John C Klensin wrote:
--On Thursday, 30 December, 2004 11:21 -0800 EKR <ekr@xxxxxxxx>
wrote:
"Soininen Jonne (Nokia-NET/Helsinki)"
<jonne.soininen@xxxxxxxxx> writes:
I admit that I maybe have too much a view point of someone
working for a relatively large company. I try to approach
this from a position where the IAOC itself does not become a
significant cost for IASA.
However, as these are the people that are responsible for
setting the budget and supervising the finances of the IASA
and there is no real owner to control the expenses it would
be clearer to have the IAOC members being responsible for
their own expenses.
...
Jonne,
The argument you're making here is for a policy that IAOC
members should be responsible for their own expenses. That's a
perfectly reasonable policy, but the course of action you're
arguing for is to write it into the BCP so that it can't be
changed without extraordinary difficulty.
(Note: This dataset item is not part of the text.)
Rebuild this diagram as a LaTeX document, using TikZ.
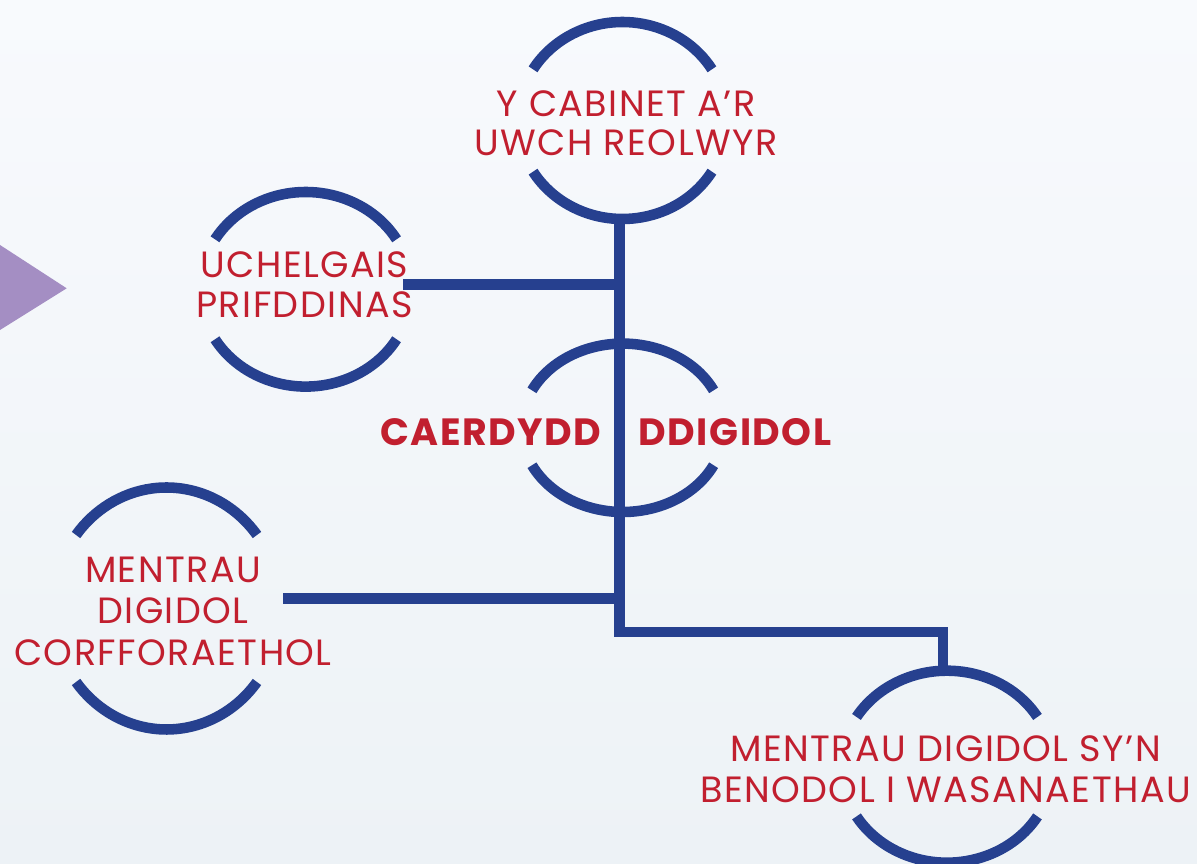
\documentclass[tikz,border=0pt]{standalone}
\usepackage{fontspec}
\setmainfont{Poppins}[LetterSpace=4]
\usetikzlibrary{positioning, calc}
\definecolor{cardiffred}{HTML}{C11F2F}
\definecolor{linkblue}{HTML}{26408F}
\definecolor{arrowpurple}{HTML}{A48EC3}
\definecolor{bgtop}{HTML}{F8FAFD}
\definecolor{bgbottom}{HTML}{EDF2F6}
\tikzset{
	ringline/.style={draw=linkblue, line width=3pt}
}
\tikzset{
	linkline/.style={draw=linkblue, line width=3pt},
	boxtext/.style={text=cardiffred, align=center, inner sep=0pt, font=\fontsize{10.4}{11.6}\selectfont}
}
% ring cut open left and right: centre, angle, x radius, y radius
\newcommand{\splitring}[4]{
  \draw[ringline] ([shift={(#2:#3 and #4)}]#1) arc[start angle=#2, end angle=180-#2, x radius=#3, y radius=#4];
  \draw[ringline] ([shift={(-#2:#3 and #4)}]#1) arc[start angle=-#2, end angle=-180+#2, x radius=#3, y radius=#4];
}

\begin{document}
\begin{tikzpicture}
  \useasboundingbox (0,0) rectangle (11.97,-8.64);
  \clip (0,0) rectangle (11.97,-8.64);
  \shade[top color=bgtop, bottom color=bgbottom] (0,0) rectangle (11.97,-8.64);
  \fill[arrowpurple] (0,-2.45) -- (0.667,-2.883) -- (0,-3.30) -- cycle;

  % ring centres
  \coordinate (cabinet) at (6.225,-1.205);
  \coordinate (uchelgais) at (3.058,-2.893);
  \coordinate (caerdydd) at (6.228,-4.278);
  \coordinate (corfforaethol) at (1.665,-6.085);
  \coordinate (gwasanaethau) at (9.47,-7.667);

  \splitring{cabinet}{31.3}{1.047}{0.985}
  \splitring{uchelgais}{30.9}{1.058}{0.973}
  \splitring{caerdydd}{26.4}{1.014}{0.842}
  \splitring{corfforaethol}{37.4}{1.139}{1.21}
  \splitring{gwasanaethau}{31.2}{1.058}{0.96}

  % connectors
  \coordinate (trunktop) at (6.197,-2.19);
  \coordinate (trunkfoot) at (6.197,-6.32);
  \coordinate (branchtop) at (9.43,-6.70);
  \coordinate (uchend) at (4.033,-2.847);
  \coordinate (corfend) at (2.833,-5.983);
  \draw[linkline] (trunktop) -- (trunkfoot) -| (branchtop);
  \draw[linkline] (uchend) -- (uchend -| trunktop);
  \draw[linkline] (corfend) -- (corfend -| trunktop);

  % labels
  \node[boxtext, font=\fontsize{10.4}{11.2}\selectfont] (cabtext) at (6.26,-1.233) {Y CABINET A’R\\UWCH REOLWYR};
  \node[boxtext, font=\fontsize{10.4}{11.4}\selectfont] (uchtext) at (3.045,-2.85) {UCHELGAIS\\PRIFDDINAS};
  \node[boxtext, font=\fontsize{10.4}{11.8}\selectfont] (corftext) at (1.73,-6.11) {MENTRAU\\DIGIDOL\\CORFFORAETHOL};
  \node[boxtext, font=\fontsize{10.4}{11.4}\selectfont] (gwastext) at (9.455,-7.692) {MENTRAU DIGIDOL SY’N\\BENODOL I WASANAETHAU};
  \node[boxtext, font=\fontsize{10.8}{12}\selectfont\bfseries, anchor=east] (caerword) at (6.02,-4.322) {CAERDYDD};
  \node[boxtext, font=\fontsize{10.8}{12}\selectfont\bfseries, anchor=west] (digiword) at (6.38,-4.322) {DDIGIDOL};
\end{tikzpicture}
\end{document}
Can you explain why
you think that that's necessary?
EKR has now tried to make this point several times, and others
don't seem to be hearing him, so let me try and, in the process,
provide an additional data point.
I think it is key that this is a management decision, not
material for the BCP. The right way to deal with this, IMO, is
the way we have (apparently) agreed to handle other details,
i.e., to have the BCP charge the IAOC with coming up with a
policy and making that policy known in the community. Were that
policy to be, or become, abusive, then it needs to be fixed by
(or with) the IAOC. But let's not lock a specific, perhaps
over-specific, policy into the BCP.
In case anyone doesn't know, IAB and IESG members, and probably
others, have occasionally been reimbursed for travel expenses to
meetings where they were representing the IETF and no other
source of funds was available. If I recall, travel expenses to
IETF meetings have occasionally, although I think very rarely,
been reimbursed as well. When it has been done, those expenses
have been covered out of IETF Chair discretionary funds provided
by ISOC. The reimbursements have not been widely publicized, I
think, out of consideration for the privacy of the people
involved. The new IASA disclosure rules would, I believe,
require at least an accounting of the total amounts of money
expended in this way. But going further than that could, IMO,
hurt our ability to operate effectively, and to get the best
people to key meetings (rather than just the best-supported
people) and we should be careful to not shoot ourselves in the
foot in this area.
Exactly. If for whatever reason a person who doesn't have corporate
support gets appointed to the IAOC, we mustn't have a rule that
prevents that person from being reimbursed for legitimate expenses.
The rule that Jonne cited for ISOC Trustees covers that nicely.
The principle that IAOC members donate their time might be
worth writing down, but expenses are an operational matter.